We took a risk and told them the truth of what was needed. We shared that the outside of the Maternity Center was in rough shape and was painted two or three different colors. We went on to tell this couple that the project was a big one but more importantly it was one that could provide jobs.
Samuel has a crew of 6 that work with him.
Because we need donations to do this work, it is a fine line to walk to take a risk and tell donors "No thank you, please don't come but would you consider spending your airfare another way?"
Sometimes (out of fear I suppose) the truth has never been shared with the donor. We decided maybe they did not know we had the option of hiring a crew that would be thrilled to work on the Maternity Center for a week.
Long story shorter, they sent their airfare dollars and Samuel the Painter and his crew worked for six days and transformed our peeling and unmatched building into something quite snazzy.
See our teal blue with white trim and red accent.

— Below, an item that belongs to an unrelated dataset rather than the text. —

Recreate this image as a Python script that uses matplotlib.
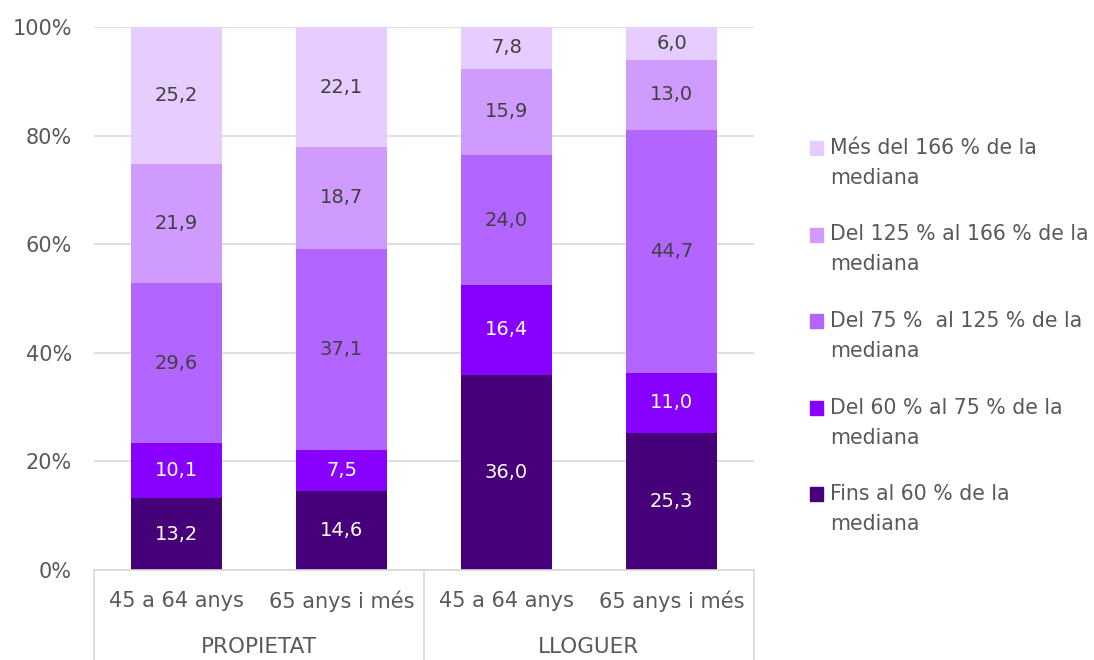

Might not work in Minnesota, but it looks pretty great in the Caribbean.
Below are all the photos. More than simply showing you their excellent work, and the beautiful repainted MC, I would like to encourage you to ask and consider how we can all do better when considering a short term mission trip. Can the work you might be doing while you visit provide a job for someone? Wouldn't giving a materially poor mom or dad a job and some much needed cash that they themselves earned feel great?
(Yes. It feels great. Ask Samuel.)
I especially want to thank our friends that gave for this project. Thank you for trusting what we shared and hiring local labor.
This was a huge encouragement and gift to us all.